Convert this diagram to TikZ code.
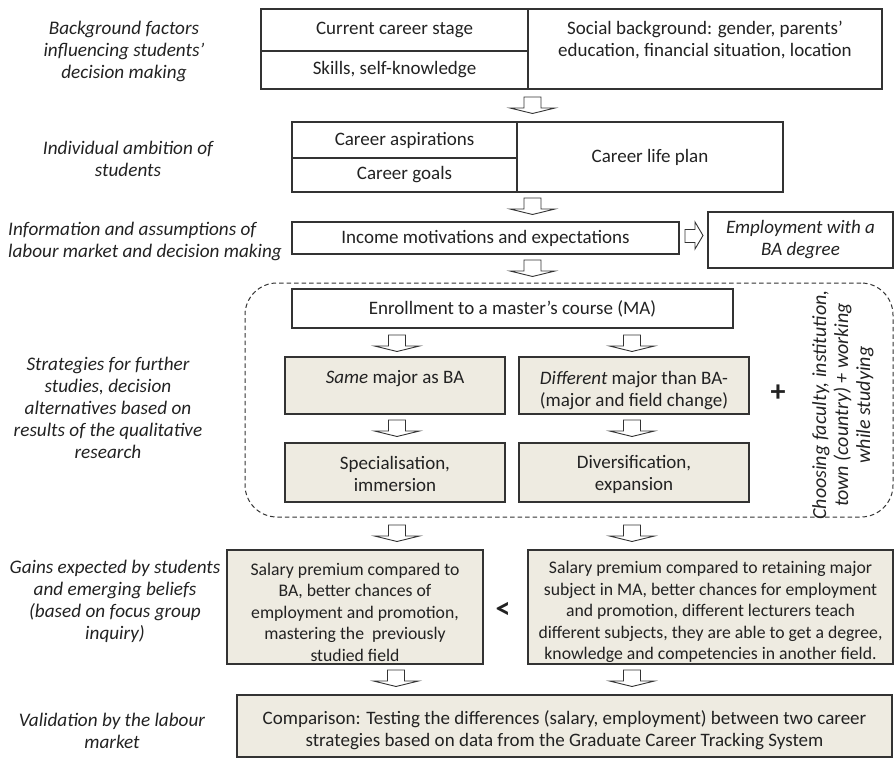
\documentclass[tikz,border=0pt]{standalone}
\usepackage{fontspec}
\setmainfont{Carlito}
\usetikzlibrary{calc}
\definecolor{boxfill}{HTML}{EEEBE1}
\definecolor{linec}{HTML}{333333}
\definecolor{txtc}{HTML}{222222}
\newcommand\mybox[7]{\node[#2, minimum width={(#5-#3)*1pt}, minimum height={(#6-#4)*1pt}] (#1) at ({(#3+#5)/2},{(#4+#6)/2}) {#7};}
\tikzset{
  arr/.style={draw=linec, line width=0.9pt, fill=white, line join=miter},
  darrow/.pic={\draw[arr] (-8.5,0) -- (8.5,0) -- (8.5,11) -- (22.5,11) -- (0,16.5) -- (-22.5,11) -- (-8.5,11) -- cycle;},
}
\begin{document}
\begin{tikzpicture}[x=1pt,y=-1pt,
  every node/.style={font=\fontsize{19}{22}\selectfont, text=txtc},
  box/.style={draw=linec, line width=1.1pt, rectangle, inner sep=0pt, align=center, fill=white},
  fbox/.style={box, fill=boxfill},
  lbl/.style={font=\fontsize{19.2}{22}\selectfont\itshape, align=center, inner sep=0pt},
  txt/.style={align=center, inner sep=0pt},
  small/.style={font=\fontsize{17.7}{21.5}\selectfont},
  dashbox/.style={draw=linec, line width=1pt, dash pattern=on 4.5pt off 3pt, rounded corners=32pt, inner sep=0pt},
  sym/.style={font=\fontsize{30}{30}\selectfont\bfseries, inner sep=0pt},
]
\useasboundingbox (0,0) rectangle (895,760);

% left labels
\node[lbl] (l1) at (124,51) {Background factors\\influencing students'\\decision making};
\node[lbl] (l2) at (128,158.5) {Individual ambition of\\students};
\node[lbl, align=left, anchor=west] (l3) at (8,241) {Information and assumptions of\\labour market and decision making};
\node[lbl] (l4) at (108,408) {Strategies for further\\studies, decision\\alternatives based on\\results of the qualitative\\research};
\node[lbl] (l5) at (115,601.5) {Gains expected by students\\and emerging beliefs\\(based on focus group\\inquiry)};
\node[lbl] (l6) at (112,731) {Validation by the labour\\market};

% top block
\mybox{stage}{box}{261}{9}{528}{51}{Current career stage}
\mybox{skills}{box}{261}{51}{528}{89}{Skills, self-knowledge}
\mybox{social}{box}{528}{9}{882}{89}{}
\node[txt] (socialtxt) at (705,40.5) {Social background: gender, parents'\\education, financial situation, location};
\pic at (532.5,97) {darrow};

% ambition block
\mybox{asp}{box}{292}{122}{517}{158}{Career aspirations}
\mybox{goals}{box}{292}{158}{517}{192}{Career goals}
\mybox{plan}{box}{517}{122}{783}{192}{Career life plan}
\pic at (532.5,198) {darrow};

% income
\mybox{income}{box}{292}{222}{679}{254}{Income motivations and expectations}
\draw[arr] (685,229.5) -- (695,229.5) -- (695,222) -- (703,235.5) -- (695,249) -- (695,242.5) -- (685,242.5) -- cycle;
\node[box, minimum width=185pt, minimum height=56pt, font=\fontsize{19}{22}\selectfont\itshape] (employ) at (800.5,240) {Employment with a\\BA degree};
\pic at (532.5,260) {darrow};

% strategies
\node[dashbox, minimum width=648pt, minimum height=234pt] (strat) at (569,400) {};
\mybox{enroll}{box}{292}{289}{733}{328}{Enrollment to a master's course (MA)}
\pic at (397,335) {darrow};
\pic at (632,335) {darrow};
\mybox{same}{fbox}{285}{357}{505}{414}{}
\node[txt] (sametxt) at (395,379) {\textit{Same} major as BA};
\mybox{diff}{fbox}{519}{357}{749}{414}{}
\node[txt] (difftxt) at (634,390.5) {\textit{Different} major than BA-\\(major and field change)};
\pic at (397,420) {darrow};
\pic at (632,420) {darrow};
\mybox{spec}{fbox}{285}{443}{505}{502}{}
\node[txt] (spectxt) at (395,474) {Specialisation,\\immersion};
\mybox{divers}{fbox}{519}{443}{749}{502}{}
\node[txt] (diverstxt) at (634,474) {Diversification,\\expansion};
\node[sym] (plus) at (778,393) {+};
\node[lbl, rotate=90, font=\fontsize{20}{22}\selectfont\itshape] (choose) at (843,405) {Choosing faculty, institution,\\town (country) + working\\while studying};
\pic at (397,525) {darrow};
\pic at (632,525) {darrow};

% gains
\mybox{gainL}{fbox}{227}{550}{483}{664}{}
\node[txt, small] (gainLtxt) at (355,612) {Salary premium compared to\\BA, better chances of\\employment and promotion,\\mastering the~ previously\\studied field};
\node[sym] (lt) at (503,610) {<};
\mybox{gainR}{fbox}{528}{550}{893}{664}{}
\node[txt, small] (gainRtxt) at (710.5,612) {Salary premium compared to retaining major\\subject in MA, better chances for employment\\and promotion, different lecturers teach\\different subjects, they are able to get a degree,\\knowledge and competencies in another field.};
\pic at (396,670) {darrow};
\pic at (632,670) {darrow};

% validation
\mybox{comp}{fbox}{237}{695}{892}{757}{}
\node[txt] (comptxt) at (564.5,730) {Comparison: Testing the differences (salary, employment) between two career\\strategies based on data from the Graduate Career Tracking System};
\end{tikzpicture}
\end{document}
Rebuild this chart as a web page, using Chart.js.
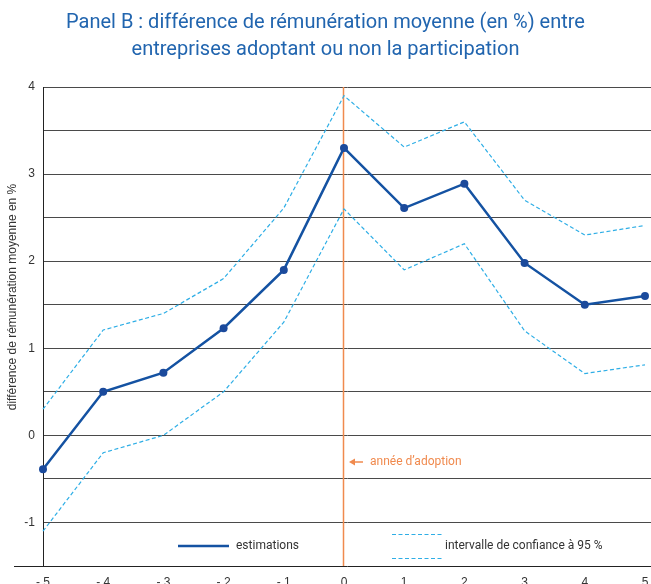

#### EXERCISE DIRECTIONS
Write out every entry again word for word, without any of the pictures.

#### ANSWER TO THE PROBLEM
Convert this diagram to TikZ code.
\documentclass[tikz,border=0pt]{standalone}
\usepackage{fontspec}
\setmainfont{Carlito}
\usetikzlibrary{calc}
\definecolor{boxfill}{HTML}{EEEBE1}
\definecolor{linec}{HTML}{333333}
\definecolor{txtc}{HTML}{222222}
\newcommand\mybox[7]{\node[#2, minimum width={(#5-#3)*1pt}, minimum height={(#6-#4)*1pt}] (#1) at ({(#3+#5)/2},{(#4+#6)/2}) {#7};}
\tikzset{
  arr/.style={draw=linec, line width=0.9pt, fill=white, line join=miter},
  darrow/.pic={\draw[arr] (-8.5,0) -- (8.5,0) -- (8.5,11) -- (22.5,11) -- (0,16.5) -- (-22.5,11) -- (-8.5,11) -- cycle;},
}
\begin{document}
\begin{tikzpicture}[x=1pt,y=-1pt,
  every node/.style={font=\fontsize{19}{22}\selectfont, text=txtc},
  box/.style={draw=linec, line width=1.1pt, rectangle, inner sep=0pt, align=center, fill=white},
  fbox/.style={box, fill=boxfill},
  lbl/.style={font=\fontsize{19.2}{22}\selectfont\itshape, align=center, inner sep=0pt},
  txt/.style={align=center, inner sep=0pt},
  small/.style={font=\fontsize{17.7}{21.5}\selectfont},
  dashbox/.style={draw=linec, line width=1pt, dash pattern=on 4.5pt off 3pt, rounded corners=32pt, inner sep=0pt},
  sym/.style={font=\fontsize{30}{30}\selectfont\bfseries, inner sep=0pt},
]
\useasboundingbox (0,0) rectangle (895,760);

% left labels
\node[lbl] (l1) at (124,51) {Background factors\\influencing students'\\decision making};
\node[lbl] (l2) at (128,158.5) {Individual ambition of\\students};
\node[lbl, align=left, anchor=west] (l3) at (8,241) {Information and assumptions of\\labour market and decision making};
\node[lbl] (l4) at (108,408) {Strategies for further\\studies, decision\\alternatives based on\\results of the qualitative\\research};
\node[lbl] (l5) at (115,601.5) {Gains expected by students\\and emerging beliefs\\(based on focus group\\inquiry)};
\node[lbl] (l6) at (112,731) {Validation by the labour\\market};

% top block
\mybox{stage}{box}{261}{9}{528}{51}{Current career stage}
\mybox{skills}{box}{261}{51}{528}{89}{Skills, self-knowledge}
\mybox{social}{box}{528}{9}{882}{89}{}
\node[txt] (socialtxt) at (705,40.5) {Social background: gender, parents'\\education, financial situation, location};
\pic at (532.5,97) {darrow};

% ambition block
\mybox{asp}{box}{292}{122}{517}{158}{Career aspirations}
\mybox{goals}{box}{292}{158}{517}{192}{Career goals}
\mybox{plan}{box}{517}{122}{783}{192}{Career life plan}
\pic at (532.5,198) {darrow};

% income
\mybox{income}{box}{292}{222}{679}{254}{Income motivations and expectations}
\draw[arr] (685,229.5) -- (695,229.5) -- (695,222) -- (703,235.5) -- (695,249) -- (695,242.5) -- (685,242.5) -- cycle;
\node[box, minimum width=185pt, minimum height=56pt, font=\fontsize{19}{22}\selectfont\itshape] (employ) at (800.5,240) {Employment with a\\BA degree};
\pic at (532.5,260) {darrow};

% strategies
\node[dashbox, minimum width=648pt, minimum height=234pt] (strat) at (569,400) {};
\mybox{enroll}{box}{292}{289}{733}{328}{Enrollment to a master's course (MA)}
\pic at (397,335) {darrow};
\pic at (632,335) {darrow};
\mybox{same}{fbox}{285}{357}{505}{414}{}
\node[txt] (sametxt) at (395,379) {\textit{Same} major as BA};
\mybox{diff}{fbox}{519}{357}{749}{414}{}
\node[txt] (difftxt) at (634,390.5) {\textit{Different} major than BA-\\(major and field change)};
\pic at (397,420) {darrow};
\pic at (632,420) {darrow};
\mybox{spec}{fbox}{285}{443}{505}{502}{}
\node[txt] (spectxt) at (395,474) {Specialisation,\\immersion};
\mybox{divers}{fbox}{519}{443}{749}{502}{}
\node[txt] (diverstxt) at (634,474) {Diversification,\\expansion};
\node[sym] (plus) at (778,393) {+};
\node[lbl, rotate=90, font=\fontsize{20}{22}\selectfont\itshape] (choose) at (843,405) {Choosing faculty, institution,\\town (country) + working\\while studying};
\pic at (397,525) {darrow};
\pic at (632,525) {darrow};

% gains
\mybox{gainL}{fbox}{227}{550}{483}{664}{}
\node[txt, small] (gainLtxt) at (355,612) {Salary premium compared to\\BA, better chances of\\employment and promotion,\\mastering the~ previously\\studied field};
\node[sym] (lt) at (503,610) {<};
\mybox{gainR}{fbox}{528}{550}{893}{664}{}
\node[txt, small] (gainRtxt) at (710.5,612) {Salary premium compared to retaining major\\subject in MA, better chances for employment\\and promotion, different lecturers teach\\different subjects, they are able to get a degree,\\knowledge and competencies in another field.};
\pic at (396,670) {darrow};
\pic at (632,670) {darrow};

% validation
\mybox{comp}{fbox}{237}{695}{892}{757}{}
\node[txt] (comptxt) at (564.5,730) {Comparison: Testing the differences (salary, employment) between two career\\strategies based on data from the Graduate Career Tracking System};
\end{tikzpicture}
\end{document}
Rebuild this chart as a web page, using Chart.js.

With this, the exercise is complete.